In the last couple years we gamers have been introduced to cloud rendering and gaming.

First let's take a look at OnLive. OnLive was released in 2010. Starting out it wasn't the best, with some spotty connections and a lackluster library of games. Now, you can play Assassin's Creed Revelations, Deus Ex: Human Revolution, and almost two hundred other games, on any tablet or PC with an internet connection >6MB/s. That's pretty incredible, considering these games have some steep performance requirements. Granted the quality of the games aren't high-end PC quality, and depending on your connection and latency you can expect some client burps.

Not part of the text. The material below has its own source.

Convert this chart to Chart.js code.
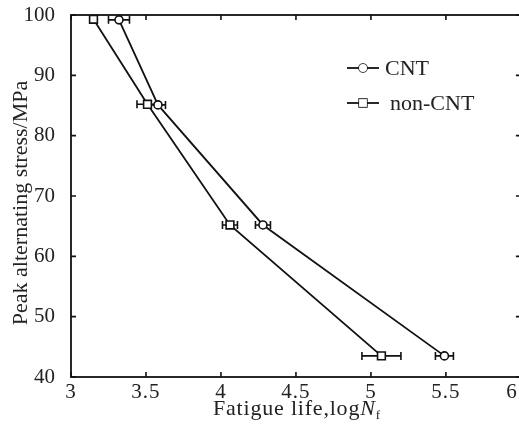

Next, let's look at Gaikai. Gaikai is a work-in-progress that allows you to play Origin games from a cloud server. The quality is pretty nice, being able to play Crysis 2 on a cheap laptop is almost unheard of. Once again, there's burps and input lag, but they're in beta still. Gaikai is focusing on bringing video quality to the table as it's main attraction.

I have had a chance to actually sit and talk to the developers of the technologies in the past, as I used to write for a gaming news site (I digress, though). Between Gaikai and OnLive, we can expect to play almost every AAA title that will be coming out on any of our devices in the next 1-2 years, day one and with all DLC available as it comes out. That's pretty incredible, because what that means is that from that point onward, the main limiting factor that we gamers have been faced with, being the cost of disks/consoles and the price of upgrading computers, will be limited only to our internet speeds and the streaming services themselves. OnLive in particular does weekly specials on games, similar to how Steam does it. Last month there was a special where you could nab Assassin's Creed II and Brotherhood for $5 each, a steal.

Now the question I am posing to you, CCP, is this: With the introduction of Tesselation at Fanfest last week, and the promise that within the next year or so there will be a big graphical improvement, as well as the ever-looming implementation of WiS, we people with low- to mid-end computers will be struggling to keep up with the pretty visuals that make EVE an eyecandy-fest. I for one bemoan the quality of my graphics every time I see a screengrab on Reddit of highres ships with engine trails flying in a fleet around a POS, waiting for a bridge.

In the future, say in the next year or two, would you guys ever consider setting up a parallel supercomputer that would allow us with lower-end specs to do some server-side rendering to supplement our client-side rendering? I would think that using this technology would be able to allow us to see the game it was meant to be seen.

Now I know the rest of the community is going to come in here and mention things like fleet battles, blobbing, server load, TiDi, etc., but things like that can be easily addressed. The server rendering can be automatically disabled as soon as TiDi kicks in or as soon as the grid starts to fill, like in the case of a sudden hotdrop or a fleet warp-in. Systems with a massive population like Jita could have cloud rendering disabled permanently in order to help as well.

This is merely a passing idea of mine, and in no way is it meant to be taken as an "OMG DO IT CCP PLZ!" like ~90% of the features and ideas posted on here. But I invite any of the CCP Devs to come in and give me their .02 ISK's worth.

Thanks,

Daionnis
Shandir
EVE University
Ivy League
#2 - 2012-03-30 04:35:30 UTC
No thank you.

Reasons it wouldn't work for EVE:
Not as responsive as even our sometimes buggy and sometimes laggy client.
Server costs are massive
Only works for certain people in certain areas of the world - hugely dependant on a very low latency/good bandwidth connection

Reasons it's bad for gaming as a whole:
Byebye mods.
Byebye offline mode.
Byebye control over your content
Byebye backups
Byebye any game the publisher made more than 2 years ago (EA really does this with existing multiplayer games)
Hello even bigger bills from under-developed-infrastructure ISPs (UK/USA, at least) with trumped up data charges.
There's more, but I think you get the point. It gives all control of your game over to someone who wants a homogenous, short experience which you then stop using and move to the new thing for more money.
Daionnis
BoneSquad
Black Rabbit.
#3 - 2012-03-30 09:20:37 UTC
I hate to rain on your hate parade, but nowhere did I mention anything about it being a full-ride game streaming mode.

It was supplemental rendering. Basically an overlay. No change in input latency.